Familiar Chat DAG dashboard showing the conversation graph from user request through orchestrator and workers
Familiar Chat DAG. The user request passes through grandpa orchestrator, branches into coder/tester worker sessions, and returns to the orchestrator.

Orchestrator Decisions: Inside the Decisions

This dashboard breaks down orchestrator decisions.

Familiar Orchestrator Decisions dashboard showing orchestrator turns, planned worker calls, dependency edges, and recovery signals
Familiar Orchestrator Decisions. The depends_on scheduling graph shows dispatch, partial outcomes, blocked dependencies, and recovery signals.

Guard Calls: Blocking and Recovering from Unsafe Behavior

The system has a Guard layer that stops or redirects agent behavior at runtime. In this session there were 40 Guard Calls: 11 blocking, 29 non-blocking, with a Block Rate of 27.5%.

Actioncallsblocking
downgrade_fulfillment250
reject_tool_call77
record_proposed_path40
reject_unowned_write44
Familiar Guard Calls dashboard showing Guard Calls 40, Blocking 11, Non-blocking 29, and Block Rate 27.5%
Familiar Guard Calls. downgrade_fulfillment does not block, while reject_tool_call and reject_unowned_write do block, showing the design split by guard action.

MOLsEV: Prompt Quality and Role Synergy

Familiar MOLsEV dashboard showing Attempt-1 structured output 100%, Contract Acceptance 83.3%, and Synergy Rate 94.4%
Familiar MOLsEV. Step-3.7-Flash is stable on first-attempt structured output, while contract acceptance still reflects the later repair loops.

Result

It took about one hour to reach a fully working state. The “mostly working” state, roughly 70%, came in about 24 minutes. The first half moved fast, and the final tightening took more time.

Out of seven deliverables, about two passed command-based startup without manual edits.

  • Django admin worked as-is
  • The API worked
  • api/docs, the Swagger UI, was generated with auth and v1 resources listed
  • Seed data was loaded

The remaining five needed light fixes.

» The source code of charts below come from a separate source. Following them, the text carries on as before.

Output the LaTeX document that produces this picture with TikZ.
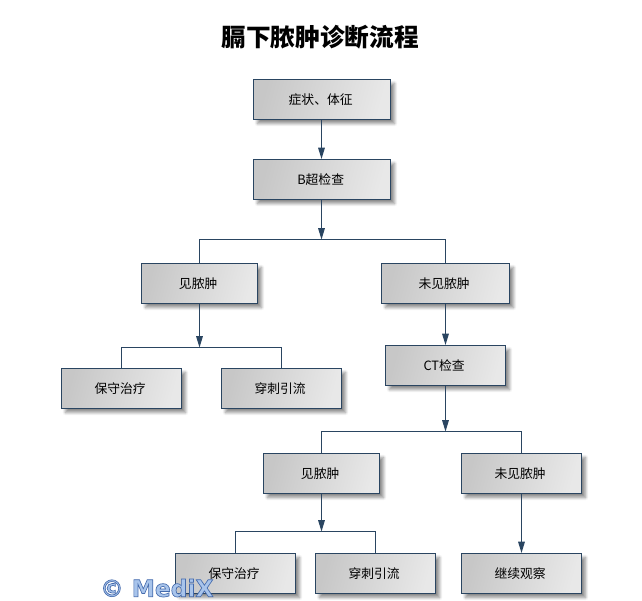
\documentclass[tikz,border=0pt]{standalone}
\usepackage{fontspec}
\setmainfont{Noto Sans CJK SC}
\newfontfamily\markfont{DejaVu Sans}
\usetikzlibrary{positioning, arrows.meta, shadows, shadows.blur}
\definecolor{navy}{HTML}{2A4561}
\begin{document}
\begin{tikzpicture}[x=.75pt, y=-.75pt, on grid, font=\fontsize{9.6}{11}\selectfont]
    \tikzset{
        box/.style={draw=navy, line width=.75pt, minimum height=30pt, inner sep=0pt,
            left color=black!22, right color=black!9, shading angle=75,
            execute at end node={\hspace{2pt}},
            blur shadow={shadow xshift=3pt, shadow yshift=-3pt, shadow blur steps=6, shadow opacity=45}},
        widebox/.style={box, minimum width=102.75pt},
        midbox/.style={box, minimum width=90pt},
        seenbox/.style={box, minimum width=87pt},
        flow/.style={draw=navy, line width=.75pt, -{Triangle[length=8.5pt, width=5pt]}},
        branch/.style={draw=navy, line width=.75pt}
    }
    \useasboundingbox (0,0) rectangle (642,600);

    % TITLE
    \node[font=\fontsize{18.5}{22}\selectfont\bfseries] (title) at (320,37) {膈下脓肿诊断流程};

    % FIRST CHECKS
    \node[widebox] (symptom) at (322,99.5) {症状、体征};
    \node[widebox] (bus) [below=60pt of symptom] {B超检查};
    \coordinate[below=45pt of bus, xshift=-.375pt] (fork1);

    % FIRST RESULT
    \node[seenbox] (seen) [below left=78pt and 91.875pt of bus] {见脓肿};
    \node[box, minimum width=96pt] (unseen) [below right=78pt and 92.625pt of bus] {未见脓肿};
    \coordinate[below=48pt of seen] (fork2);
    \node[midbox] (keep) [below left=78.75pt and 58.5pt of seen] {保守治疗};
    \node[midbox] (drain) [below right=78.75pt and 61.5pt of seen] {穿刺引流};

    % CT BRANCH
    \node[midbox] (ct) [below=61.5pt of unseen] {CT检查};
    \coordinate[below=49.5pt of ct] (fork3);
    \node[seenbox] (seenct) [below left=81pt and 93pt of ct] {见脓肿};
    \node[midbox] (unseenct) [below right=81pt and 57pt of ct] {未见脓肿};
    \coordinate[below=43.5pt of seenct] (fork4);
    \node[midbox] (keepct) [below left=75pt and 64.5pt of seenct] {保守治疗};
    \node[midbox] (drainct) [below right=75pt and 40.5pt of seenct] {穿刺引流};
    \node[midbox] (watch) [below=75pt of unseenct] {继续观察};

    % ARROWS
    \path[flow] ([xshift=-.375pt]symptom.south) -- ([xshift=-.375pt]bus.north);
    \path[flow] ([xshift=-.375pt]bus.south) -- (fork1);
    \path[flow] (seen) -- (fork2);
    \path[flow] (unseen) -- (ct);
    \path[flow] (ct) -- (fork3);
    \path[flow] (seenct) -- (fork4);
    \path[flow] (unseenct) -- (watch);

    % BRANCHES
    \path[branch] (fork1) -| (seen);
    \path[branch] (fork1) -| (unseen);
    \path[branch] (fork2) -| (keep);
    \path[branch] (fork2) -| (drain);
    \path[branch] (fork3) -| (seenct);
    \path[branch] (fork3) -| (unseenct);
    \path[branch] (fork4) -| (keepct);
    \path[branch] (fork4) -| (drainct);

    % WATERMARK
    \node[anchor=west, inner sep=0pt, font=\fontsize{17.5}{20}\markfont\bfseries] (mark) at (100,588)
        {\special{pdf:code q 2 Tr 0.5 w 0.27 0.42 0.68 RG 0.66 0.77 0.92 rg}© MediX\special{pdf:code Q}};
\end{tikzpicture}
\end{document}
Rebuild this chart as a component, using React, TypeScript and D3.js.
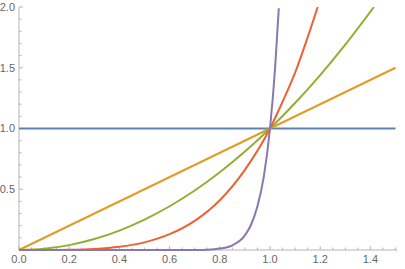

Opening api/docs showed realistic domain resources such as auth/token, reservations, reservation-holds, waitlist, availability/report, and cover-forecast/report, including both CRUD and report-style endpoints.

Swagger UI for the Restaurant Domain showing auth token, reservation-holds, reservations, waitlist, and other API resources
Generated `/api/docs`. It includes auth, reservation holds, reservations, waitlist, availability report, and cover forecast report resources that fit the restaurant reservation domain.

Notes

Step-3.7-Flash is quite good as a local orchestrator. Step-3.5 was already strong for orchestration, but this is better. Task decomposition and dependency resolution were stable, and the Attempt-1 structured-output rate of 100% shows that it follows the wire format well. In the vLLM interval aggregation, TG averaged 176.6 tok/s, with a median of 175.7 tok/s and a range of 153.9-201.1 tok/s. Prefix cache hit rate stayed stable at 81.5-81.8%. The context-window manager kept roughly 70-90%, and my own ctxMgr was able to grow the cache across role sessions while keeping it around 80%.

In my environment, MTP did not work with NVFP4. SGLang with cu13 also failed because it only supported up to SM100. I tried GGUF through ik_llama as well, but crashes and output quality were unstable.

Roughly 70% of the development of this benchmark environment and dashboard set was done through Claude/Codex. What I mainly ask them to do is design and outline implementation. I spend more of my own time turning ideas from walks into experiments, watching observability dashboards, finding hypotheses, and feeding those back into implementation. If observability is built first, this hypothesis -> implementation loop becomes much faster, so I think that is the part to prepare first.